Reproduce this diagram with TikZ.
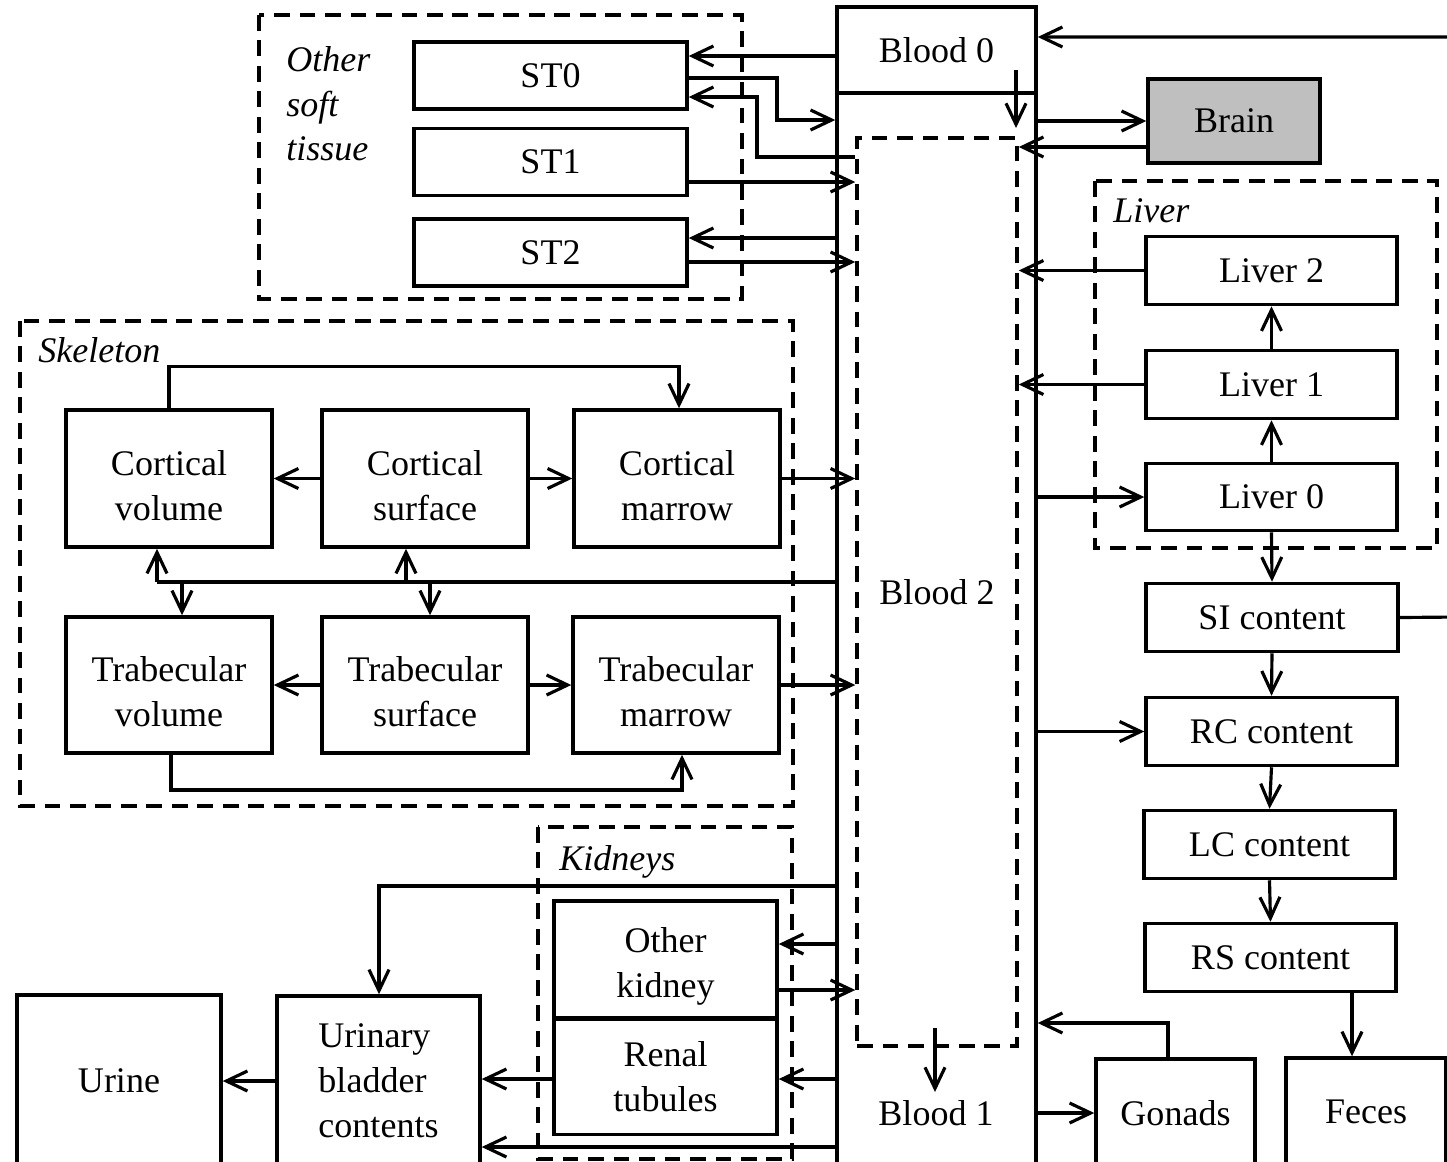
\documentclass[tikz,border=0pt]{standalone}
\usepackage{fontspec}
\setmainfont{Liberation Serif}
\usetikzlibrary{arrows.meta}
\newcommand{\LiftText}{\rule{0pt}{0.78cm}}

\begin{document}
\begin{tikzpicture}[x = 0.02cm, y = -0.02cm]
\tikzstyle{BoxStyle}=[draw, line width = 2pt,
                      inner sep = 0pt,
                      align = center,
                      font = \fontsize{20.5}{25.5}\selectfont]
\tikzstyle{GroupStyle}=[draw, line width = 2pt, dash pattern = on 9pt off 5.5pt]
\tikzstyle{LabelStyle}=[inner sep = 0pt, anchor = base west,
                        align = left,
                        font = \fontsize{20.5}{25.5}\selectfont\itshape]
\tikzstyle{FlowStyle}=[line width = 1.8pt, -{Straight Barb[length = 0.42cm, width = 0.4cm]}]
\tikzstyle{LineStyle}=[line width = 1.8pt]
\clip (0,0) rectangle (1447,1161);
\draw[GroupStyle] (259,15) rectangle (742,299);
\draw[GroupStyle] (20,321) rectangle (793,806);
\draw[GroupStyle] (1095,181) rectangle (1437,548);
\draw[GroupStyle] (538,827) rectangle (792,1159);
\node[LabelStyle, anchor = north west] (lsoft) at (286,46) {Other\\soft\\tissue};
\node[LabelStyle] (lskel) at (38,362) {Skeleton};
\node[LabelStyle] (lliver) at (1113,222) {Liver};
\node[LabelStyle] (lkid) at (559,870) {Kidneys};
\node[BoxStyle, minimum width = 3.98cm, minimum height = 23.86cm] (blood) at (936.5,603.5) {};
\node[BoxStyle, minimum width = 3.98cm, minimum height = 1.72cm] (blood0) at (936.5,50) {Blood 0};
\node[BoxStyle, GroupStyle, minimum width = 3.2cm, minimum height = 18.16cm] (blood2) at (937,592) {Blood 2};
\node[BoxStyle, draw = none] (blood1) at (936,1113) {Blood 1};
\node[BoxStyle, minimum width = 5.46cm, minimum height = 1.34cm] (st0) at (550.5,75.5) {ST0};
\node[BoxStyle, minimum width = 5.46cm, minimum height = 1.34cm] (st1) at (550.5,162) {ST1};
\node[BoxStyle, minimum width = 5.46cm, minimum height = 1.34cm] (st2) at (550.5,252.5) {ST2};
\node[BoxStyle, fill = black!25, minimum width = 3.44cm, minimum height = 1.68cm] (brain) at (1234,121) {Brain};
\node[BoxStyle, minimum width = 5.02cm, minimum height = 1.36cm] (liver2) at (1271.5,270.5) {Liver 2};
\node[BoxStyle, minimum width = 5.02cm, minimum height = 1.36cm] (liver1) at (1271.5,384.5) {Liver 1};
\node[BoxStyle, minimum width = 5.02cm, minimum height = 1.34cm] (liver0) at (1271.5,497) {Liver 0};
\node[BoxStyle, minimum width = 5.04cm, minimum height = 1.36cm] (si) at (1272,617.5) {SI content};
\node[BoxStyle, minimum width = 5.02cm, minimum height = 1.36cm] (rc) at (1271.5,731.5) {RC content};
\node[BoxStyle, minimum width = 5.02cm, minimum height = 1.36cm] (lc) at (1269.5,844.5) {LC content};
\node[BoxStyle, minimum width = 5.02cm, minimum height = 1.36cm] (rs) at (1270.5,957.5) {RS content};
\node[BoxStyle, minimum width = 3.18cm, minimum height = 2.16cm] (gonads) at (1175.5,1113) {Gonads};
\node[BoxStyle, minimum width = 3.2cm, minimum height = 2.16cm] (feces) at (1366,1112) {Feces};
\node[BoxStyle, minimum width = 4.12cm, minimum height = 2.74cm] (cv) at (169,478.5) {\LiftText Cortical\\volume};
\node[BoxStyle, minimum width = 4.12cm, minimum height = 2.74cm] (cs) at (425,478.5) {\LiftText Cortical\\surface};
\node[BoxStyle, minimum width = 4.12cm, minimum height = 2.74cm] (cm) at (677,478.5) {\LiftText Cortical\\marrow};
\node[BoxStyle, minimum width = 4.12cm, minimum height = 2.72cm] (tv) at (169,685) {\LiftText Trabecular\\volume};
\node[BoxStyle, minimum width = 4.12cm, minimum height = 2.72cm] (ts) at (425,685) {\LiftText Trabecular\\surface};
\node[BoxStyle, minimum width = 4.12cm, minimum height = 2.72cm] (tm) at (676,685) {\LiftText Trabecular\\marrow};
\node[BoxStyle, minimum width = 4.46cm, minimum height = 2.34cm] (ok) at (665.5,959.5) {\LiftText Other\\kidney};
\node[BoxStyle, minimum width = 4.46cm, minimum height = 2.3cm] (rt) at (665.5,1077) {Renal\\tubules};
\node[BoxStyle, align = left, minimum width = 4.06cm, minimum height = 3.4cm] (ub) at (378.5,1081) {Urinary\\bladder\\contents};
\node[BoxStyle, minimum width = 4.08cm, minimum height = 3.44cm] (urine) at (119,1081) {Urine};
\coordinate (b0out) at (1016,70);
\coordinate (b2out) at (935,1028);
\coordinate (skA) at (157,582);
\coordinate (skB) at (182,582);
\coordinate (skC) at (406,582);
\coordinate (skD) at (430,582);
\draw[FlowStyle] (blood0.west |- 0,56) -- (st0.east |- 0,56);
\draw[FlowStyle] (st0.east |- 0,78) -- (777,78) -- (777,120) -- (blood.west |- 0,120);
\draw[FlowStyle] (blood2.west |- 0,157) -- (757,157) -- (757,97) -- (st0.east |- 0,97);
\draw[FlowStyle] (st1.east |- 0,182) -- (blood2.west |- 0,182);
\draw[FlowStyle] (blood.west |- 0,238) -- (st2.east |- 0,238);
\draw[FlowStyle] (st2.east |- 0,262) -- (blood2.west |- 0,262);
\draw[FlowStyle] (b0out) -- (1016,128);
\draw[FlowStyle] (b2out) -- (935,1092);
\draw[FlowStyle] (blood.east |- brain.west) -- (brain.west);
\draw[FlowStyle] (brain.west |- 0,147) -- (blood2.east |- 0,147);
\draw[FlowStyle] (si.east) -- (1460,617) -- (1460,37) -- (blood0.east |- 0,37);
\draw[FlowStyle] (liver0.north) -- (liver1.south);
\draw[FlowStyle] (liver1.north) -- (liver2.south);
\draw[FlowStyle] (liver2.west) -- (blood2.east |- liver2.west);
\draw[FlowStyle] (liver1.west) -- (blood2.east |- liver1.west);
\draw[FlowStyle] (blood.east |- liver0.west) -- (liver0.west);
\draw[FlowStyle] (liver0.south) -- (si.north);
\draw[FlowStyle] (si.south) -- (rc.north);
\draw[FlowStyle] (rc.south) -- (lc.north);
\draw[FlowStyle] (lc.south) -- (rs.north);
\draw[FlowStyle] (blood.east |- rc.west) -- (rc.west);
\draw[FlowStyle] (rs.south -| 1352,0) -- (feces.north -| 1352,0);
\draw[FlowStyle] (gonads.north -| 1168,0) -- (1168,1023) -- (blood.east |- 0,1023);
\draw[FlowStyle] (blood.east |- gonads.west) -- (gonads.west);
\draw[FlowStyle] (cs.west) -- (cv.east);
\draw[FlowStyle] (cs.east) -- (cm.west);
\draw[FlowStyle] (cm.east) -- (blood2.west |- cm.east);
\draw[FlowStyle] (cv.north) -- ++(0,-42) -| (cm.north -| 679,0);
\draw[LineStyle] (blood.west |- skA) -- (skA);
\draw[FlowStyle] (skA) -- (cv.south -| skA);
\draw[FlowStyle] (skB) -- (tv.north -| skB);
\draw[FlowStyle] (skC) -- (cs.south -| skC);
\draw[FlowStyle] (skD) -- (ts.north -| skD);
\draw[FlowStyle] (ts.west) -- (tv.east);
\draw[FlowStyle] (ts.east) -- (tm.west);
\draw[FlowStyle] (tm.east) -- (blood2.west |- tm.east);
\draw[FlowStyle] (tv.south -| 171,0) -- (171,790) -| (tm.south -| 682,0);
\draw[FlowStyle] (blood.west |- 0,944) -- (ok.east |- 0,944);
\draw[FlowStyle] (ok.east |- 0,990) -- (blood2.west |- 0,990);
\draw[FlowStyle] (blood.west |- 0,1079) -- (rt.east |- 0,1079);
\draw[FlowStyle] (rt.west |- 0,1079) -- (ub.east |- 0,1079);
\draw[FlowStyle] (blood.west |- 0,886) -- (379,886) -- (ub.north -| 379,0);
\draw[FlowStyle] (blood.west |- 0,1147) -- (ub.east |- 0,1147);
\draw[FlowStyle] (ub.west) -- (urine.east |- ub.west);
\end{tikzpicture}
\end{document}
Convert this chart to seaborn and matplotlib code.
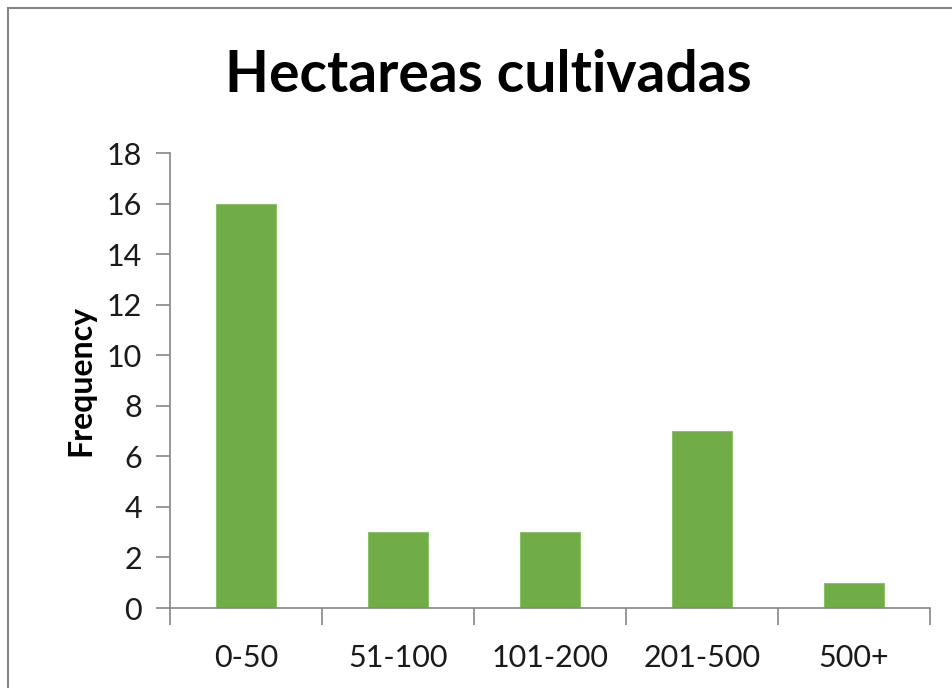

+---+

§ Stated problem
Copy whichever lines in the listing above contain the word "this".

§ Exercise result
Reproduce this diagram with TikZ.
Convert this chart to seaborn and matplotlib code.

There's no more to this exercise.